For the foregoing reasons, we hold that the BIA did not err by denying as untimely Ccayhuari's petition to reopen his removal proceedings. 8 U.S.C. § 1229a(c)(7)(C)(i) requires that a motion to reopen be filed within 90 days of a final order of removal. 8 U.S.C. § 1101(a)(47)(B) mandates that an order of removal becomes final upon the earlier of (i) a BIA determination affirming the order or (ii) the expiration of the deadline to seek the BIA's review of the order. Accordingly, Ccayhuari should have filed his motion to reopen within 90 days of the BIA's November 12, 2002, order summarily affirming the IJ's determination that Ccayhuari was removable and ordering his removal if he failed to voluntarily depart within 30 days of the date of the order. Because Ccayhuari filed his motion to reopen on February 17, 2006, nearly four years after the order of removal became final, the BIA correctly determined that it was untimely.

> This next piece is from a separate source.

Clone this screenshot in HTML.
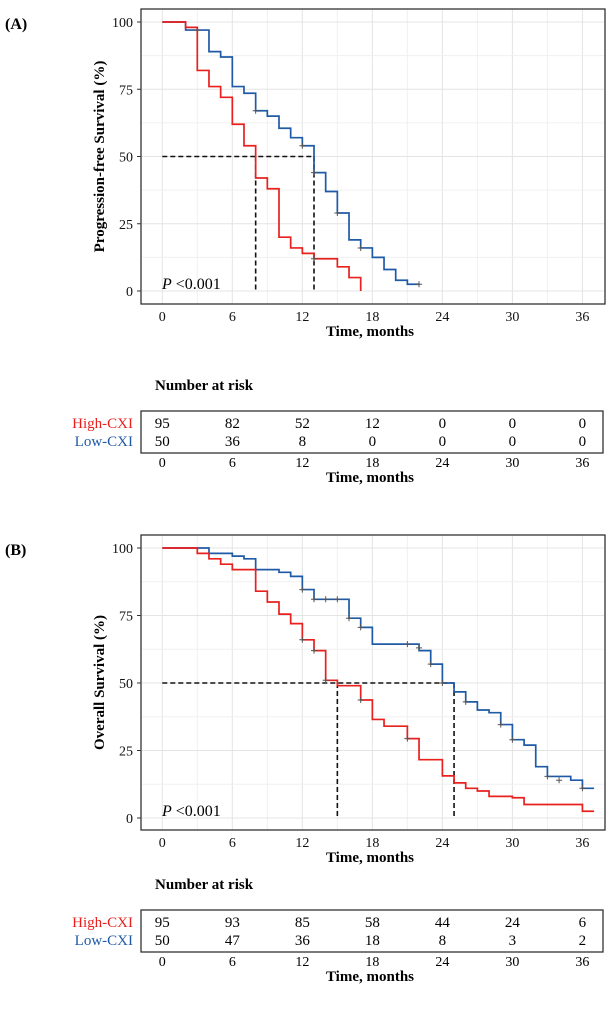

PETITION FOR REVIEW DENIED.

FOOTNOTES

1.  “As of March 2003, INS became United States Citizenship and Immigration Services, an agency within the Department of Homeland Security.” Lopez-Rodriguez v. Mukasey, 536 F.3d 1012, 1013 n.1 (9th Cir.2008).

2.  The decision in Vega was issued four days after we heard arguments in this case.

3.  8 C.F.R. § 1241.1 was issued by the Department of Homeland Security in 2005, Thapa v. Gonzales, 460 F.3d 323, 333 (2d Cir.2006), which was after the BIA's order was issued in this case but before Ccayhuari moved to reopen his removal proceedings.